Kasem fiilinin ve zemin mahsusunun hazfi, îcâz-ı hazif sanatıdır.

وَلَبِئۡسَ ٱلۡمِهَادُ  ifadesi bir nevi hakaret ve alaydır. Yani, nasıl bir anne oğluna yumuşak yatak ve örtü ile hizmet edip ikramda bulunursa, cehen­nem de öylece onlar için hazırlanmış bir döşektir!..(Safvetü't Tefâsir)

Burada kinaye olduğu da söylenmiştir. Beşik insanın en rahat olduğu, güvende olduğu yerdir.

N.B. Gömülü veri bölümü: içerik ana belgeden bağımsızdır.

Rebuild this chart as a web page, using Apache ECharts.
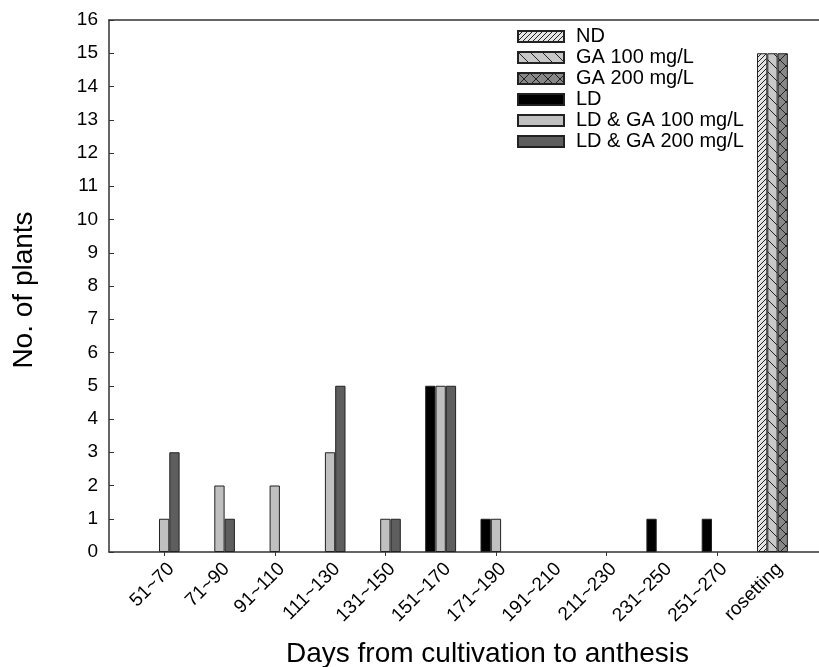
<!DOCTYPE html>
<html><head><meta charset="utf-8">
<script src="https://cdn.jsdelivr.net/npm/echarts/dist/echarts.min.js"></script>
<style>html,body{margin:0;padding:0;background:#fff}#c{width:819px;height:667px}</style>
</head><body><div id="c"></div>
<script>
const categories = ['51~70','71~90','91~110','111~130','131~150','151~170','171~190','191~210','211~230','231~250','251~270','rosetting'];
const seriesNames = ['ND','GA 100 mg/L','GA 200 mg/L','LD','LD & GA 100 mg/L','LD & GA 200 mg/L'];
const ND        = [0,0,0,0,0,0,0,0,0,0,0,15];
const GA100     = [0,0,0,0,0,0,0,0,0,0,0,15];
const GA200     = [0,0,0,0,0,0,0,0,0,0,0,15];
const LD        = [0,0,0,0,0,5,1,0,0,1,1,0];
const LD_GA100  = [1,2,2,3,1,5,1,0,0,0,0,0];
const LD_GA200  = [3,1,0,5,1,5,0,0,0,0,0,0];
const yMin = 0, yMax = 16, yStep = 1;

const FONT = '"Liberation Sans", Arial, sans-serif';

function pattern(bg, size, draw) {
  const c = document.createElement('canvas');
  c.width = size; c.height = size;
  const g = c.getContext('2d');
  g.fillStyle = bg; g.fillRect(0,0,size,size);
  g.strokeStyle = '#222'; g.lineWidth = 1;
  draw(g, size);
  return { image: c, repeat: 'repeat' };
}
const fwd = (g,s) => { g.beginPath(); g.moveTo(-1,s+1); g.lineTo(s+1,-1); g.moveTo(-1,1); g.lineTo(1,-1); g.moveTo(s-1,s+1); g.lineTo(s+1,s-1); g.stroke(); };
const back = (g,s) => { g.beginPath(); g.moveTo(-1,-1); g.lineTo(s+1,s+1); g.moveTo(s-1,-1); g.lineTo(s+1,1); g.moveTo(-1,s-1); g.lineTo(1,s+1); g.stroke(); };

const fills = [
  pattern('#e4e4e4', 5, fwd),
  pattern('#c8c8c8', 12, back),
  pattern('#888888', 12, (g,s)=>{fwd(g,s);back(g,s);}),
  '#000000',
  '#c0c0c0',
  '#5e5e5e'
];
const dataSets = [ND, GA100, GA200, LD, LD_GA100, LD_GA200];
const stacks = ['a','b','c','a','b','c'];

const axisLineStyle = { color: '#333', width: 1.5 };

const chart = echarts.init(document.getElementById('c'), null, { renderer: 'canvas' });
chart.setOption({
  animation: false,
  backgroundColor: '#fff',
  textStyle: { fontFamily: FONT },
  grid: [
    { left: 109, right: 0, top: 20, bottom: 115 },
    { left: 136.5, width: 663.6, top: 20, bottom: 115 },
    { left: 143.5, width: 663.6, top: 20, bottom: 115 }
  ],
  xAxis: [
    { gridIndex: 0, type: 'value', min: 0, max: 1, position: 'bottom',
      axisLine: { show: true, onZero: false, lineStyle: axisLineStyle },
      axisTick: { show: false }, axisLabel: { show: false }, splitLine: { show: false } },
    { gridIndex: 0, type: 'value', min: 0, max: 1, position: 'top',
      axisLine: { show: true, onZero: false, lineStyle: axisLineStyle },
      axisTick: { show: false }, axisLabel: { show: false }, splitLine: { show: false } },
    { gridIndex: 1, type: 'category', data: categories,
      axisLine: { show: false, onZero: false },
      axisTick: { show: true, alignWithLabel: true, length: 4, lineStyle: { color: '#333' } },
      axisLabel: { show: false }, splitLine: { show: false } },
    { gridIndex: 2, type: 'category', data: categories,
      axisLine: { show: false, onZero: false }, axisTick: { show: false },
      axisLabel: { show: true, rotate: 45, margin: 14, fontSize: 19, color: '#000', fontFamily: FONT, interval: 0 },
      splitLine: { show: false } }
  ],
  yAxis: [
    { gridIndex: 0, type: 'value', min: yMin, max: yMax, interval: yStep,
      axisLine: { show: true, onZero: false, lineStyle: axisLineStyle },
      axisTick: { show: true, inside: true, length: 5, lineStyle: { color: '#333', width: 1 } },
      axisLabel: { fontSize: 19, margin: 11, color: '#000', fontFamily: FONT },
      splitLine: { show: false } },
    { gridIndex: 1, type: 'value', min: yMin, max: yMax, show: false, splitLine: { show: false } },
    { gridIndex: 2, type: 'value', min: yMin, max: yMax, show: false, splitLine: { show: false } }
  ],
  legend: {
    orient: 'vertical', left: 517, top: 26, padding: 0,
    itemWidth: 46, itemHeight: 11, itemGap: 0,
    icon: 'rect',
    textStyle: { fontSize: 20, lineHeight: 21, color: '#000', fontFamily: FONT, padding: [0,0,0,7] },
    data: seriesNames
  },
  series: seriesNames.map((name, i) => ({
    name, type: 'bar', xAxisIndex: 2, yAxisIndex: 1,
    stack: stacks[i], barWidth: 10.3, barGap: '0%',
    data: dataSets[i].map(v => v === 0 ? { value: v, itemStyle: { opacity: 0 } } : v),
    itemStyle: { color: fills[i], borderColor: '#222', borderWidth: 1 }
  })),
  graphic: [
    { type: 'text', x: 24, y: 290, rotation: Math.PI / 2,
      style: { text: 'No. of plants', fontSize: 28, fontFamily: FONT, fill: '#000',
               align: 'center', verticalAlign: 'middle', textAlign: 'center', textVerticalAlign: 'middle' } },
    { type: 'text', x: 487.5, y: 654,
      style: { text: 'Days from cultivation to anthesis', fontSize: 28, fontFamily: FONT, fill: '#000',
               align: 'center', verticalAlign: 'middle', textAlign: 'center', textVerticalAlign: 'middle' } }
  ]
});
</script>
</body></html>
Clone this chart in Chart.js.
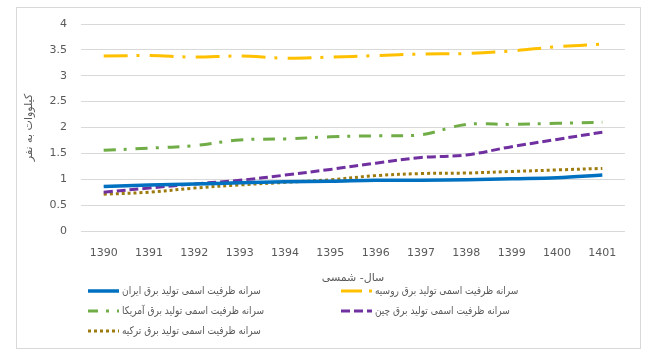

Yani ahirette kendisi için hazırladığı kalma yeri ne kadar kötüdür. Bu tehdit ile Allah Teâlâ onun fiilinin kötü olduğunu bildirmiş ve kullarının bu işe şaşırmalarını sağlamıştır. Burada geçen مِهَادُ kelimesi aslında iyi şeyler için kullanılır. وَمَنْ عَمِلَ صَالِحًا فَلِاَنْفُسِهِمْ يَمْهَدُونَۙ [Salih işler yapanlar kendileri için cennette yer hazırlarlar.] (Rûm 30/44) ayetinde durum böyledir. Ancak burada bu kelime mümin için zikredilen müjdenin karşılığında kâfire karşı tehdit olarak zikredilmiştir. (Ömer Nesefî / Et-Teysîr Fi’t-Tefsîr)

Âşûr, tehekkümi istiare olduğunu söyler.